Both integrate with the build tools in most modern frontend setups. For CSS layout specifically, Sass mixins are useful for encapsulating responsive layout patterns that repeat across a design system. A mixin that takes a minimum column width and generates the repeat(auto-fill, minmax()) grid saves writing the same declaration across every grid section.
The documentation for both tools covers the full feature set with examples. These are worth knowing even if you do not use them on every project, because many codebases you encounter will have them.
Using These Together
MDN and Can I Use are for verification: is this syntax correct, and is it supported? CSS Tricks and web.dev are for learning: what is the best way to approach this problem? CodePen is for experimenting: does this actually work the way I expect? W3C is for resolving edge cases: what should the browser actually be doing? Tailwind documentation is for inspiration: what property combinations are used most often for this type of layout?

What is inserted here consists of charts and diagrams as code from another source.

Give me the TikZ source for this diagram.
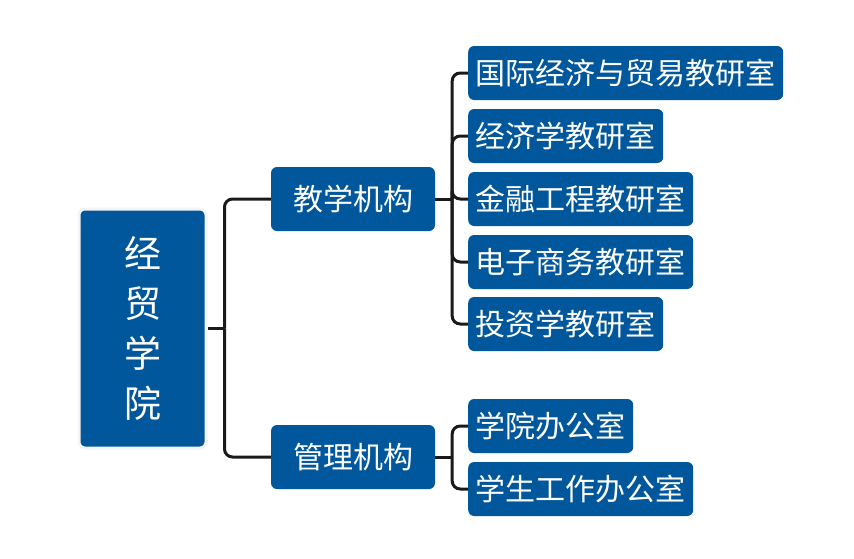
\documentclass[tikz,border=0pt]{standalone}
\usepackage{fontspec}
\newfontfamily\cjk{Noto Sans CJK SC}
\usetikzlibrary{calc}
\definecolor{boxblue}{RGB}{1,87,155}
\definecolor{linedark}{RGB}{26,26,26}

\begin{document}
\begin{tikzpicture}[x=1pt, y=-1pt,
    box/.style={fill=boxblue, text=white, rounded corners=6pt, anchor=west,
        font=\cjk\fontsize{30}{30}\selectfont, inner xsep=7.5pt, inner ysep=0pt, minimum height=54pt},
    midbox/.style={box, anchor=center, inner xsep=22pt, minimum height=64pt},
    conn/.style={draw=linedark, line width=3pt, rounded corners=8pt}]
    \useasboundingbox (0,0) rectangle (854,558);

    % === Root ===
    \node[fill=boxblue, draw=gray!8, line width=3pt, rounded corners=6pt, text=white,
        minimum width=127pt, minimum height=239pt, align=center,
        font=\cjk\fontsize{37}{50}\selectfont] (root) at (142.5,328.5) {经\\贸\\学\\院};

    % === Level 1 ===
    \node[midbox] (teach) at (353,199) {教学机构};
    \node[midbox] (admin) at (353,457) {管理机构};

    % === Level 2 ===
    \node[box] (intl) at (468,73) {国际经济与贸易教研室};
    \node[box] (econ) at (468,136) {经济学教研室};
    \node[box] (fin)  at (468,199) {金融工程教研室};
    \node[box] (ecom) at (468,262) {电子商务教研室};
    \node[box] (inv)  at (468,324) {投资学教研室};
    \node[box] (office) at (468,426) {学院办公室};
    \node[box] (stud)   at (468,489) {学生工作办公室};

    % Connectors
    \coordinate (rj) at ($(root.east)+(17,0)$);
    \draw[conn] (root.east) -- (rj);
    \draw[conn] (rj) |- (teach.west);
    \draw[conn] (rj) |- (admin.west);

    \coordinate (tj) at ($(teach.east)+(17,0)$);
    \draw[conn] (teach.east) -- (tj);
    \foreach \n in {intl, econ, fin, ecom, inv}
        \draw[conn] (tj) |- (\n.west);

    \coordinate (aj) at ($(admin.east)+(17,0)$);
    \draw[conn] (admin.east) -- (aj);
    \foreach \n in {office, stud}
        \draw[conn] (aj) |- (\n.west);
\end{tikzpicture}
\end{document}
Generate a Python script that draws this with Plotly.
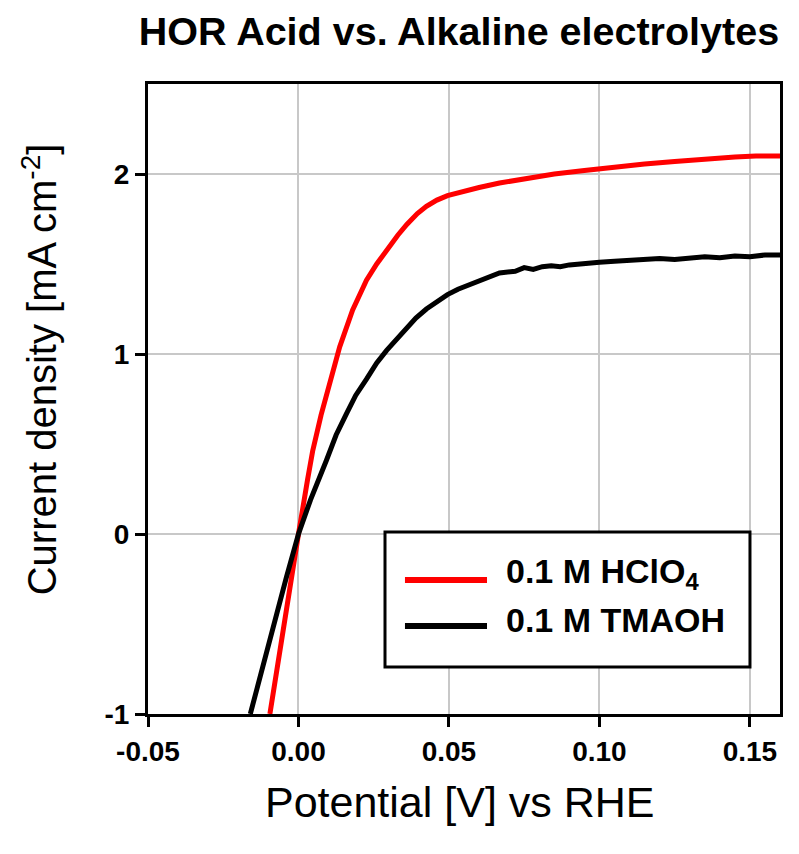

The CSS layout snippet collection in this snippet collection covers the flexbox and grid patterns you will use most often, with explanations that help you adapt each snippet rather than just pasting it. 137Foundry combines these reference tools as part of our frontend development workflow across client projects.
These seven resources cover the full spectrum from quick property lookups to deep layout architecture decisions. Keeping them bookmarked reduces the friction of solving CSS problems and helps you build the mental model that eventually makes the lookups unnecessary. The pattern across all of them is the same: specificity and accuracy over volume, with real examples that reflect how CSS behaves in browsers rather than how it is supposed to behave in theory.